Itiel Shwartz: So, how does it look? I’ll do a quick demo. Give me one second.

Itiel Shwartz: This is a Komodor test environment. You are able to see all of your different clusters and an overview of each. “Workload Health” shows workloads that are currently not running as expected. I can simply click on any unhealthy resource and get Klaudia’s response. What we can see here is a balancer deployment that is unavailable because of some issue. Klaudia always produces “What happened”—how we reached that bad state—and “Related Evidence.” As I told you, it’s critical to have that sort of evidence when working on these kinds of use cases. It also provides “Suggested Remediation”—how can I solve that particular problem—as well as a full explanation and rejected alternative remediations.

Itiel Shwartz: In reality, it looks very similar to this. This is how the investigation process looks, along with the end result and explanation. We have quite a lot of things here designed to help us feel more confidence.

Itiel Shwartz: If I go to a workload and an unhealthy pod, I should be able to see things quite similar to what I saw here. This is how Klaudia looks when it starts to investigate issues. It does everything a real human SRE would do. It asks the relevant questions. The goal is to be on par with the steps an SRE would take. If Klaudia takes too many steps or fetches too much data, it’s going to get lost. Too much data is bad; too little data is also bad because Klaudia won’t have enough information to operate. You always need to find the middle ground.

Itiel Shwartz: I see now, as with any live demo, it takes us a bit longer than normal. That can happen. As we are trusting an LLM, it might be a bit longer compared to a normal investigation. Let’s see what happened here: a pod out of memory, insufficient memory allocation. We have the “What happened,” suggested remediation, and I can also chat with Klaudia. I think developers are now much more used to talking with agents than they were a year ago. I can ask, “Why did this happen?”

Itiel Shwartz: Hopefully, the LLM will not only help me have something generic but also allow me to deep dive into that particular issue and how to solve it. The goal here is to give our customers and ourselves everything needed to solve very complicated problems.

Itiel Shwartz: Okay, I’ll go back to the slides. Just to summarize the main takeaways: There’s a hierarchy you need to build: trust, precision, coverage. I really believe that in a domain like ours, it’s better to be silent than to give the wrong answer.

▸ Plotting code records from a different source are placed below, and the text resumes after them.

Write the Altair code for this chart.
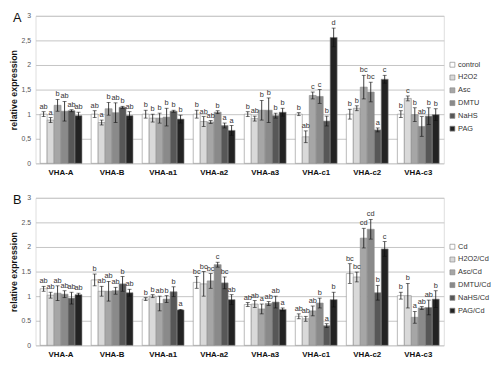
import altair as alt
import pandas as pd

genes = ["VHA-A", "VHA-B", "VHA-a1", "VHA-a2", "VHA-a3", "VHA-c1", "VHA-c2", "VHA-c3"]

# ---- Panel A ----
treat_a = ["control", "H2O2", "Asc", "DMTU", "NaHS", "PAG"]
val_a = {
    "control": [1.0, 1.0, 1.0, 1.0, 1.0, 1.0, 1.0, 1.0],
    "H2O2": [0.88, 0.83, 0.92, 0.85, 0.91, 0.54, 1.12, 1.32],
    "Asc": [1.18, 1.11, 0.92, 0.84, 1.08, 1.38, 1.55, 0.99],
    "DMTU": [1.06, 1.03, 0.94, 1.04, 1.08, 1.36, 1.45, 0.75],
    "NaHS": [1.07, 1.14, 1.06, 0.77, 0.97, 0.86, 0.68, 0.96],
    "PAG": [0.97, 0.97, 0.90, 0.67, 1.04, 2.56, 1.71, 0.99],
}
err_a = {
    "control": [0.05, 0.07, 0.08, 0.08, 0.05, 0.03, 0.10, 0.07],
    "H2O2": [0.05, 0.05, 0.08, 0.10, 0.05, 0.12, 0.05, 0.05],
    "Asc": [0.12, 0.13, 0.10, 0.03, 0.20, 0.07, 0.24, 0.14],
    "DMTU": [0.20, 0.20, 0.18, 0.03, 0.25, 0.14, 0.20, 0.20],
    "NaHS": [0.02, 0.02, 0.02, 0.05, 0.05, 0.10, 0.04, 0.17],
    "PAG": [0.07, 0.08, 0.08, 0.10, 0.08, 0.19, 0.08, 0.12],
}
let_a = {
    "control": ["ab", "ab", "b", "b", "b", "b", "b", "b"],
    "H2O2": ["a", "a", "b", "ab", "ab", "ab", "b", "c"],
    "Asc": ["b", "b", "b", "ab", "b", "c", "bc", "b"],
    "DMTU": ["ab", "ab", "b", "b", "b", "c", "bc", "ab"],
    "NaHS": ["ab", "b", "b", "a", "b", "b", "a", "b"],
    "PAG": ["ab", "ab", "b", "a", "b", "d", "c", "b"],
}

# ---- Panel B ----
treat_b = ["Cd", "H2O2/Cd", "Asc/Cd", "DMTU/Cd", "NaHS/Cd", "PAG/Cd"]
val_b = {
    "Cd": [1.15, 1.33, 0.94, 1.28, 0.83, 0.59, 1.46, 1.01],
    "H2O2/Cd": [1.02, 1.10, 1.00, 1.25, 0.84, 0.54, 1.39, 1.01],
    "Asc/Cd": [1.06, 1.10, 0.85, 1.31, 0.74, 0.70, 2.18, 0.57],
    "DMTU/Cd": [1.04, 1.11, 0.94, 1.64, 0.85, 0.86, 2.36, 0.76],
    "NaHS/Cd": [0.96, 1.25, 1.09, 1.27, 0.88, 0.40, 1.07, 0.77],
    "PAG/Cd": [1.03, 1.07, 0.72, 0.93, 0.73, 0.93, 1.96, 0.94],
}
err_b = {
    "Cd": [0.05, 0.12, 0.03, 0.12, 0.04, 0.05, 0.20, 0.07],
    "H2O2/Cd": [0.06, 0.10, 0.03, 0.25, 0.07, 0.05, 0.10, 0.25],
    "Asc/Cd": [0.15, 0.20, 0.15, 0.15, 0.10, 0.10, 0.20, 0.12],
    "DMTU/Cd": [0.07, 0.07, 0.07, 0.05, 0.04, 0.10, 0.20, 0.03],
    "NaHS/Cd": [0.12, 0.15, 0.10, 0.12, 0.12, 0.04, 0.15, 0.15],
    "PAG/Cd": [0.03, 0.07, 0.01, 0.10, 0.03, 0.15, 0.15, 0.17],
}
let_b = {
    "Cd": ["ab", "b", "b", "bc", "ab", "ab", "bc", "b"],
    "H2O2/Cd": ["ab", "ab", "b", "bc", "ab", "ab", "bc", "b"],
    "Asc/Cd": ["ab", "ab", "ab", "bc", "a", "ab", "cd", "a"],
    "DMTU/Cd": ["ab", "ab", "b", "c", "ab", "b", "cd", "ab"],
    "NaHS/Cd": ["ab", "b", "b", "bc", "ab", "a", "b", "ab"],
    "PAG/Cd": ["ab", "ab", "a", "ab", "a", "b", "c", "b"],
}

colors = ["#ffffff", "#d9d9d9", "#a6a6a6", "#8a8a8a", "#575757", "#232323"]
FONT = "Liberation Sans"
PW = 415
PH = 150


def build_df(treats, vals, errs, lets):
    rows = []
    for t in treats:
        for i, g in enumerate(genes):
            v = vals[t][i]
            e = errs[t][i]
            rows.append({"gene": g, "treat": t, "value": v, "lo": v - e,
                         "hi": v + e, "letter": lets[t][i]})
    return pd.DataFrame(rows)


def panel(df, treats, tag, comma):
    x = alt.X("gene:N", sort=genes,
              scale=alt.Scale(paddingInner=0.18, paddingOuter=0.09),
              axis=alt.Axis(title=None, labelAngle=0, labelFontWeight="bold",
                            labelFontSize=8, labelColor="#111", ticks=False,
                            domain=False, labelPadding=5, labelFont=FONT))
    xo = alt.XOffset("treat:N", sort=treats,
                     scale=alt.Scale(paddingInner=0, paddingOuter=0))
    axis_kw = dict(tickCount=6, format=".1~f", title="relative expression",
                   titleFontSize=9, titleFontWeight="bold", titleColor="#111",
                   titleFont=FONT, labelFont=FONT, labelOverlap=False,
                   labelFontSize=7, labelColor="#555", grid=True,
                   gridColor="#c4c4c4", domain=False, ticks=False,
                   labelPadding=5, titlePadding=3)
    if comma:
        axis_kw["labelExpr"] = "replace(datum.label, '.', ',')"
    y = alt.Y("value:Q", scale=alt.Scale(domain=[0, 3], nice=False),
              axis=alt.Axis(**axis_kw))
    color = alt.Color("treat:N", sort=treats,
                      scale=alt.Scale(domain=treats, range=colors),
                      legend=alt.Legend(title=None, orient="none", legendX=PW + 5,
                                        legendY=46, symbolType="square",
                                        symbolSize=25, symbolStrokeColor="#8a8a8a",
                                        symbolStrokeWidth=0.7, labelFontSize=7.5,
                                        labelColor="#333", labelFont=FONT,
                                        rowPadding=4, labelOffset=2))
    base = alt.Chart(df)
    bars = base.mark_bar(stroke="#8a8a8a", strokeWidth=0.6).encode(
        x=x, xOffset=xo, y=y, color=color)
    rule = base.mark_rule(color="#111", strokeWidth=0.8).encode(
        x=x, xOffset=xo, y="lo:Q", y2="hi:Q")
    cap_lo = base.mark_tick(color="#111", thickness=0.8, size=4).encode(
        x=x, xOffset=xo, y="lo:Q")
    cap_hi = base.mark_tick(color="#111", thickness=0.8, size=4).encode(
        x=x, xOffset=xo, y="hi:Q")
    txt = base.mark_text(fontSize=7.5, color="#333", baseline="bottom", dy=-1,
                         font=FONT).encode(
        x=x, xOffset=xo, y="hi:Q", text="letter:N")
    lab = alt.Chart(pd.DataFrame({"t": [tag]})).mark_text(
        fontSize=13, align="left", baseline="top", font=FONT, color="#111").encode(
        x=alt.value(-23), y=alt.value(-4), text="t:N")
    return alt.layer(bars, rule, cap_lo, cap_hi, txt, lab).properties(
        width=PW, height=PH)


df_a = build_df(treat_a, val_a, err_a, let_a)
df_b = build_df(treat_b, val_b, err_b, let_b)

chart = alt.vconcat(panel(df_a, treat_a, "A", True),
                    panel(df_b, treat_b, "B", False),
                    spacing=16).resolve_scale(
    color="independent", x="independent", y="independent", xOffset="independent"
).properties(padding=0).configure_view(stroke="#9a9a9a", strokeWidth=1).configure(
    font=FONT)

chart.save("out.html", embed_options={"renderer": "svg", "actions": False})
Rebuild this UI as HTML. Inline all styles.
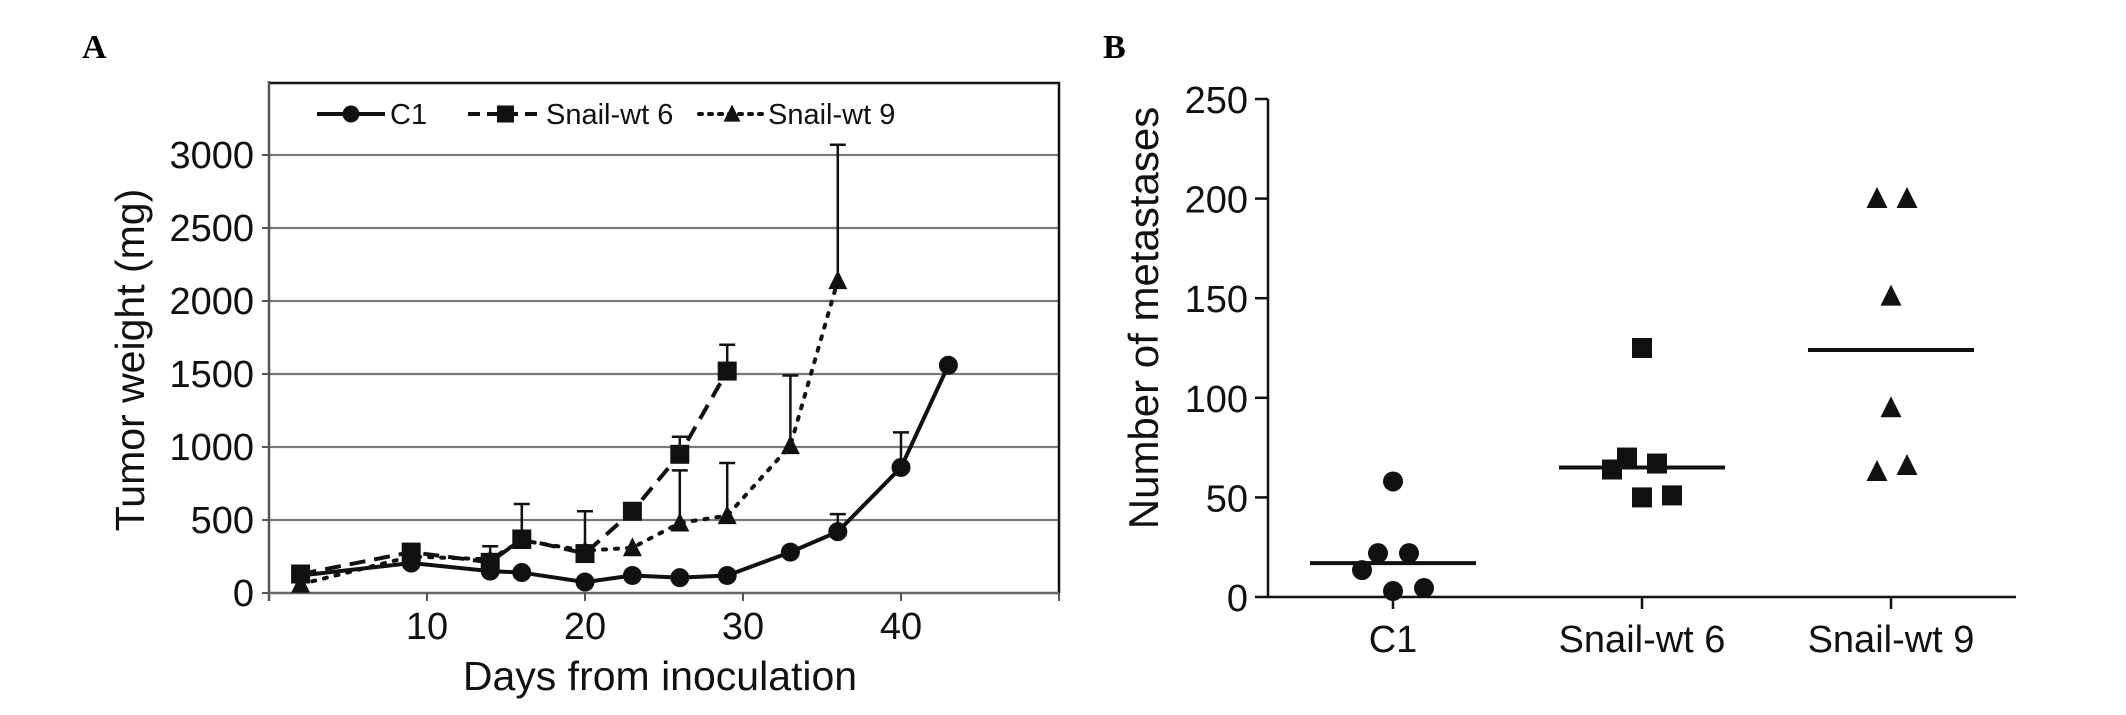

Itiel Shwartz: Local development is key—shifting left is key—because trial and error is your only way of building trust in the system. Custom tools are a must. In Komodor, we currently spend 80% of our time adding a new agent into the system by making sure it has the right evals, tests, tools, and monitoring. Without that, you’re going to fail. I think a hybrid approach is the best way for very complicated scenarios. Also, LLMs can be very fun. Even myself, having built Klaudia from the ground up, sometimes I’m shocked by the accuracy and good results it provides to our customers.

Itiel Shwartz: Questions? Awesome. I see we don’t have any questions. If there are any questions later, feel free to reach out to us. Stay tuned for next month; we’re going to have another very interesting webinar on managing applications hosted across different environments with one of our tech leads, Michael Alil. That should be in late February, so be on the lookout for that.

Host: Thank you so much, Itiel. Again, Itiel Shwartz is on LinkedIn; you can follow him there. He shares lots of interesting posts, like the recent mention of the Anthropic “Swiss Cheese” model and using evals with Anthropic. Thank you so much to everyone who joined us this evening or afternoon.